In my mind's eye I can see him 40, 50 years younger in a dinner jacket, holding a scotch and a cigarette in one hand and punctuating his conversation with the other. He reminds me of Dino, but without the undercurrent of narcissistic entitlement. He still has a scotch every night (the finer the better, though that's not a requirement). It occurs to me that I've no idea whether he ever smoked. He almost certainly did. Everyone of his generation did. Growing up in that time, a time of historic economic and global instability, they had to grow up faster and embrace their self determination much sooner than their parents did.

Flying a CAP role means your flight has a great deal of tactical flexibility within the assigned objective area. The young men of Lt. Lucas' flight are no different than any other unit marshaled for a martial purpose. That means they're hungry to engage something. Anything. They have to resist the urge to linger on that side of their objective area closest to active combat operations. Predictability is considered a bad thing in time of war and your really top-notch enemies rarely oblige. They dutifully patrol the entirety of their assigned area.

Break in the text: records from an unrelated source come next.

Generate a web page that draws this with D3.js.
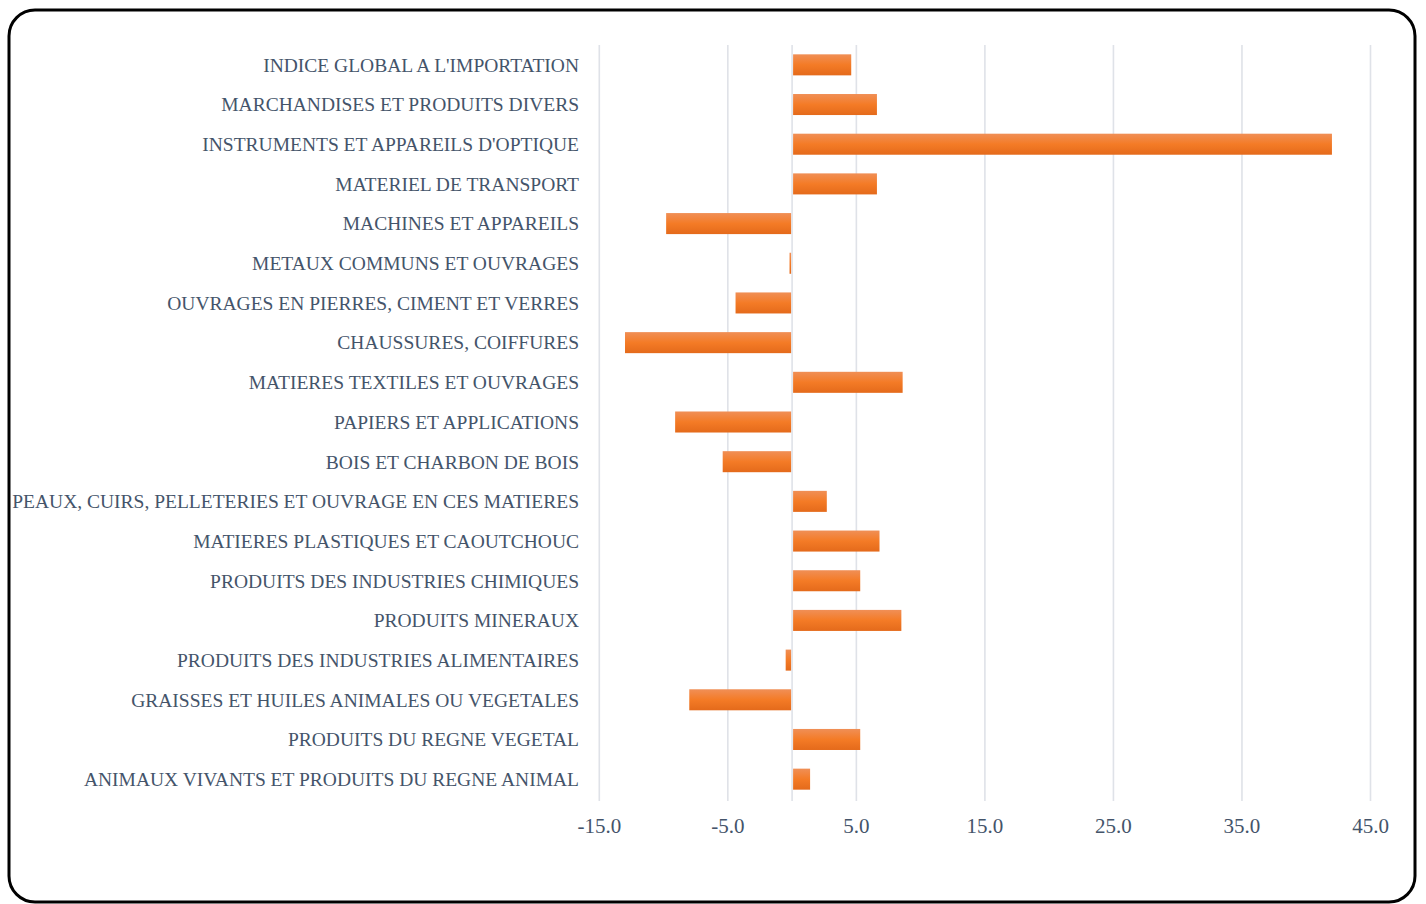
<!DOCTYPE html>
<html>
<head>
<meta charset="utf-8">
<script src="https://cdn.jsdelivr.net/npm/d3@7"></script>
<style>
  body { margin: 0; background: #fff; }
  svg text { font-family: "Liberation Serif", "DejaVu Serif", serif; fill: #44546a; }
</style>
</head>
<body>
<script>

var categories = [
  "INDICE GLOBAL A L'IMPORTATION",
  "MARCHANDISES ET PRODUITS DIVERS",
  "INSTRUMENTS ET APPAREILS D'OPTIQUE",
  "MATERIEL DE TRANSPORT",
  "MACHINES ET APPAREILS",
  "METAUX COMMUNS ET OUVRAGES",
  "OUVRAGES EN PIERRES, CIMENT ET VERRES",
  "CHAUSSURES, COIFFURES",
  "MATIERES TEXTILES ET OUVRAGES",
  "PAPIERS ET APPLICATIONS",
  "BOIS ET CHARBON DE BOIS",
  "PEAUX, CUIRS, PELLETERIES ET OUVRAGE EN CES MATIERES",
  "MATIERES PLASTIQUES ET CAOUTCHOUC",
  "PRODUITS DES INDUSTRIES CHIMIQUES",
  "PRODUITS MINERAUX",
  "PRODUITS DES INDUSTRIES ALIMENTAIRES",
  "GRAISSES ET HUILES ANIMALES OU VEGETALES",
  "PRODUITS DU REGNE VEGETAL",
  "ANIMAUX VIVANTS ET PRODUITS DU REGNE ANIMAL"
]

var values = [4.6, 6.6, 42.0, 6.6, -9.8, -0.2, -4.4, -13.0, 8.6, -9.1, -5.4, 2.7, 6.8, 5.3, 8.5, -0.5, -8.0, 5.3, 1.4]

var tickValues = [-15, -5, 5, 15, 25, 35, 45]

var W = 1426, H = 904
var plotLeft = 599.3, plotRight = 1370.5, plotTop = 45, plotBottom = 799

var svg = d3.select("body").append("svg")
  .attr("width", W)
  .attr("height", H)

var defs = svg.append("defs")
var grad = defs.append("linearGradient")
  .attr("id", "barGrad")
  .attr("x1", 0).attr("y1", 0).attr("x2", 0).attr("y2", 1)
grad.append("stop").attr("offset", "0%").attr("stop-color", "#f08f56")
grad.append("stop").attr("offset", "50%").attr("stop-color", "#f47b26")
grad.append("stop").attr("offset", "100%").attr("stop-color", "#e46a1b")

// frame
svg.append("rect")
  .attr("x", 9).attr("y", 10)
  .attr("width", 1406).attr("height", 892)
  .attr("rx", 26).attr("ry", 26)
  .style("fill", "#fff")
  .style("stroke", "#000")
  .style("stroke-width", 3)

var x = d3.scaleLinear().domain([-15, 45]).range([plotLeft, plotRight])
var y = d3.scaleBand().domain(categories).range([plotTop, plotBottom]).paddingInner(0.47).paddingOuter(0.235)

// gridlines (ticks + zero line)
var gridVals = tickValues.concat([0])
svg.append("g").selectAll("line")
  .data(gridVals)
  .enter().append("line")
  .attr("x1", function(d){ return x(d) })
  .attr("x2", function(d){ return x(d) })
  .attr("y1", plotTop)
  .attr("y2", plotBottom + 2)
  .style("stroke", "#dfe2e8")
  .style("stroke-width", 1.6)

// bars
svg.append("g").selectAll("rect")
  .data(values)
  .enter().append("rect")
  .attr("x", function(d){ return d >= 0 ? x(0) + 1 : x(d) })
  .attr("y", function(d, i){ return y(categories[i]) })
  .attr("width", function(d){ return Math.max(1, Math.abs(x(d) - x(0)) - 1) })
  .attr("height", y.bandwidth())
  .style("fill", "url(#barGrad)")

// category labels
svg.append("g").selectAll("text")
  .data(categories)
  .enter().append("text")
  .attr("x", 579)
  .attr("y", function(d){ return y(d) + y.bandwidth() / 2 })
  .attr("dy", "0.35em")
  .attr("text-anchor", "end")
  .style("font-size", "19.5px")
  .text(function(d){ return d })

// x axis tick labels
svg.append("g").selectAll("text")
  .data(tickValues)
  .enter().append("text")
  .attr("x", function(d){ return x(d) })
  .attr("y", 826)
  .attr("dy", "0.35em")
  .attr("text-anchor", "middle")
  .style("font-size", "21px")
  .text(function(d){ return d3.format(".1f")(d).replace("\u2212", "-") })

</script>
</body>
</html>
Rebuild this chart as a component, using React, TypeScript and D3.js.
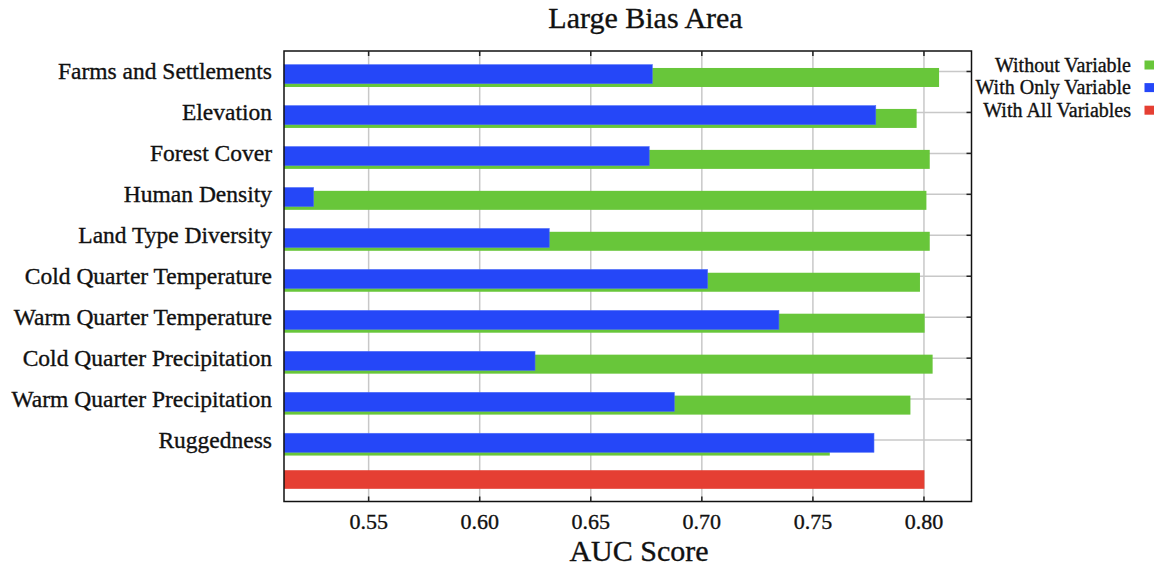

CAP can be mind-numbingly boring, with long periods of rote activity only occasionally punctuated by short bursts of excitement when something out of the ordinary occurs, an unidentified contact, a mechanical malfunction, whatever. Today is no different. There's not even that hoped-for "something out of the ordinary" to break the monotony. Lucas' flight consumes their alloted fuel and mission time and wheels about to return home.

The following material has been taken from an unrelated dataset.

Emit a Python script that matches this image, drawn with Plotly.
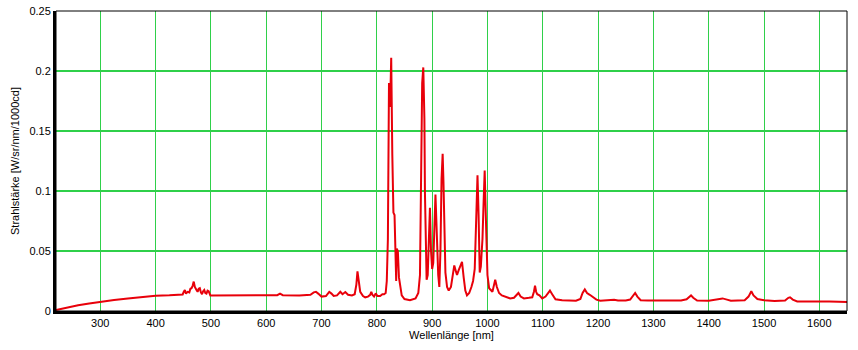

If he's going to save the world, it won't be today.

The world needs more men like Bob. He makes friends with a facility I might envy if I weren't a direct beneficiary. He looks for areas of common interest and rarely has trouble finding some because his own interests are so broad. What can a man his age possibly have in common with a 14 year-old kid? And yet he and my son are fast friends, walking together every morning when we're visiting and emailing one another when we're back home. I treasure the exposure to wisdom and responsibility that his friendship with my son represents. I hope it mitigates the contempt for the elderly that seems to afflict so many kids my son's age. Hell, that afflicts so many kids my age.

He never talks about the war. I only know a scrap of his story because my son interviewed him for the Veterans History Project. I'm going to make it my mission to find out more about his personal history. Somehow I feel that remembrance is the least I owe him.

His has been called the Greatest Generation. Knowing him, I can easily believe it.